Every teacher has, at some point, lost control during a class, be it with a tearful run from the room or an explosion of irrational and indiscriminate anger. There is no quick fix to regaining your authority after such a loss of face. You could call in the big hitters and police each lesson with growling heads of department. You could pretend that you still have authority. But, in reality, until you do the hard work to rebuild trust and relationships, everything else is just a pantomime.
The first thing you should do is apologise to your students: this is an assertive act that models appropriate behaviour. If you have become frustrated and acted in anger, been inconsistent or unfair, or have thrown your toys out of the pram, admit your mistakes and say sorry. You may be surprised by the positive reaction you get, both immediately and some time later. The students will begin to see you as reasonable, fair - human, even. The apology does not need to be reciprocated, although in practice it often is. In behaviour management, humility is a sign of strength.

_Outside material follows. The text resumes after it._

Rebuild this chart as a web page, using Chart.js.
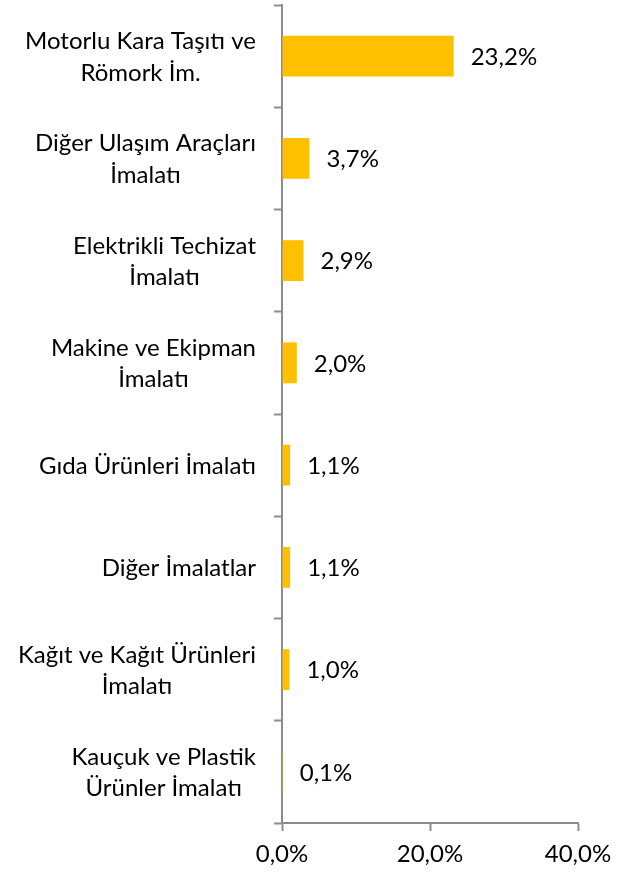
<!DOCTYPE html>
<html>
<head>
<meta charset="utf-8">
<style>
  html, body { margin: 0; padding: 0; background: #fff; }
  #wrap { width: 624px; height: 873px; }
</style>
<script src="https://cdn.jsdelivr.net/npm/chart.js@4/dist/chart.umd.min.js"></script>
</head>
<body>
<div id="wrap"><canvas id="myChart" width="624" height="873"></canvas></div>
<script>
// Sectors (top to bottom), each entry is the list of label lines
const sectors = [
    ['Motorlu Kara Taşıtı ve', 'Römork İm.'],
    ['Diğer Ulaşım Araçları', 'İmalatı'],
    ['Elektrikli Techizat', 'İmalatı'],
    ['Makine ve Ekipman', 'İmalatı'],
    ['Gıda Ürünleri İmalatı'],
    ['Diğer İmalatlar'],
    ['Kağıt ve Kağıt Ürünleri', 'İmalatı'],
    ['Kauçuk ve Plastik', 'Ürünler İmalatı']
];
// Share values in percent
const shares = [23.2, 3.7, 2.9, 2.0, 1.1, 1.1, 1.0, 0.1];
// X axis ticks
const xTicks = [0, 20, 40];

const FONT = 'Lato, "Open Sans", sans-serif';
const FONT_SIZE = 24;
const AXIS_GRAY = '#8c8c8c';

// Turkish style percent: 23,2%
function pct(v) {
    return v.toFixed(1).replace('.', ',') + '%';
}

// Draws the value next to the end of each bar
const valueLabels = {
    id: 'valueLabels',
    afterDatasetsDraw(chart) {
        const ctx = chart.ctx;
        const meta = chart.getDatasetMeta(0);
        ctx.save();
        ctx.font = FONT_SIZE + 'px ' + FONT;
        ctx.fillStyle = '#000';
        ctx.textAlign = 'left';
        ctx.textBaseline = 'middle';
        meta.data.forEach((bar, i) => {
            ctx.fillText(pct(shares[i]), bar.x + 17, bar.y + 1);
        });
        ctx.restore();
    }
};

// Category labels: lines centred on each other, block right aligned
const categoryLabels = {
    id: 'categoryLabels',
    afterDraw(chart) {
        const ctx = chart.ctx;
        const yScale = chart.scales.y;
        const rightEdge = 256;
        const lineH = 31.5;
        ctx.save();
        ctx.font = FONT_SIZE + 'px ' + FONT;
        ctx.fillStyle = '#000';
        ctx.textAlign = 'center';
        ctx.textBaseline = 'middle';
        sectors.forEach((lines, i) => {
            const y = yScale.getPixelForValue(i);
            const widest = Math.max(...lines.map(l => ctx.measureText(l).width));
            const cx = rightEdge - widest / 2;
            const y0 = y - (lines.length - 1) * lineH / 2;
            lines.forEach((l, j) => ctx.fillText(l, cx, y0 + j * lineH + 1));
        });
        ctx.restore();
    }
};

const ctx = document.getElementById('myChart').getContext('2d');
new Chart(ctx, {
    type: 'bar',
    data: {
        labels: sectors.map(s => s.join(' ')),
        datasets: [{
            data: shares,
            backgroundColor: '#FFC000',
            borderWidth: 0,
            categoryPercentage: 1,
            barPercentage: 0.4
        }]
    },
    options: {
        indexAxis: 'y',
        responsive: false,
        animation: false,
        layout: { padding: { top: 5, right: 46, bottom: 0, left: 0 } },
        plugins: {
            legend: { display: false },
            tooltip: { enabled: false }
        },
        scales: {
            x: {
                min: 0,
                max: 40,
                afterBuildTicks(scale) {
                    scale.ticks = xTicks.map(v => ({ value: v }));
                },
                afterFit(scale) {
                    scale.height = 50;
                    scale.paddingLeft = 0;
                    scale.paddingRight = 0;
                },
                grid: {
                    drawOnChartArea: false,
                    drawTicks: true,
                    tickLength: 8,
                    tickWidth: 2,
                    tickColor: AXIS_GRAY
                },
                border: { color: AXIS_GRAY, width: 2 },
                ticks: {
                    padding: 9,
                    color: '#000',
                    font: { family: FONT, size: FONT_SIZE },
                    maxRotation: 0,
                    callback: v => pct(v)
                }
            },
            y: {
                afterFit(scale) {
                    scale.width = 282;
                    scale.paddingTop = 0;
                    scale.paddingBottom = 0;
                },
                grid: {
                    offset: true,
                    drawOnChartArea: false,
                    drawTicks: true,
                    tickLength: 8,
                    tickWidth: 2,
                    tickColor: AXIS_GRAY
                },
                border: { color: AXIS_GRAY, width: 2 },
                ticks: { display: false }
            }
        }
    },
    plugins: [valueLabels, categoryLabels]
});
</script>
</body>
</html>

Apologising may also prompt you into some essential self-reflection. There will be elements of your behaviour practice that you will want to change. You may choose to reveal your plan for moving forward or agree it with the class. Either way, give yourself time to implement changes, drip-feeding new strategies and monitoring their effects honestly. Simply replacing one regime with another is unlikely to solve difficulties in the medium or long term. Look for what is working and then build on it.
This last point is crucial: just because a behaviour plan has failed you once, do not throw it all out. Minor tweaks can lead to substantial transformations. Ask a colleague to help you look dispassionately at how you provide structure for the children and examine how you develop and reinforce existing routines. You should also provide clarity on rules, reinforcements and sanctions, schedule proactive communication with parents, target specific students and learn from strategies that are working for other teachers. It is useful to make a visual statement that reiterates your commitment to the classroom climate and the students, too. You can do this by spending time on displays and asking students to help.
This is all about rebuilding trust. When classes have been through rough waters with a teacher, trust will need to be repaired. Tell them that despite past troubles you care about them and their achievements, and that you are committed to building positive relationships. Be prepared to tell them the same thing again and again. Some classes will need to hear you say this repeatedly over a long period. For those students who have learned to mistrust adults outside school this is particularly important. Building trust will sustain your authority far better than punishment ever can.
It is worth noting that most teachers who find themselves in difficulty realise that they have let things slip over time. Inconsistencies have eaten away at relationships with students and the climate in the classroom. Sticks and sanctions were delivered with too much emotion, carrots of recognition lay unpicked and withered. The solution to regaining your authority lies in your ability to pull out of this cycle of sanctions and punishment by shamelessly and enthusiastically recognising and celebrating the learning attitudes that you want to see - in every lesson, on every day.
It is useful when rebuilding your authority to give the process some structure with a 30-day plan. Within this period, be consistent and predictable: make sure that your words match your actions; communicate accurately, openly and transparently; and share and delegate responsibility for classroom tasks. It is important to nurture a common identity for the class and create a sense of unity but, most of all, to focus on a single, identifiable learning attitude that you intend to acknowledge whenever you see it.
Digging your way out of the hole is going to be hard work. You need the energy of the hare and the dogged persistence of the tortoise in equal measure. But rest assured, there is a way back if you are willing to take the time, and to be humble enough, to work at it.
Paul Dix is lead trainer at UK training company Pivotal Education and author of The Essential Guide to Taking Care of Behaviour
- Coming back from losing control of a class is difficult but with humility and effort it is possible.
- It is important to ask for support from colleagues and feedback from students.
- You have to apologise and move on by identifying the particular aspects of your behaviour practice that need to be adjusted.
- You must reaffirm your commitment to the students and try to involve them in any changes you are making.
- Remember to set a schedule for implementing and monitoring the effectiveness of a new approach.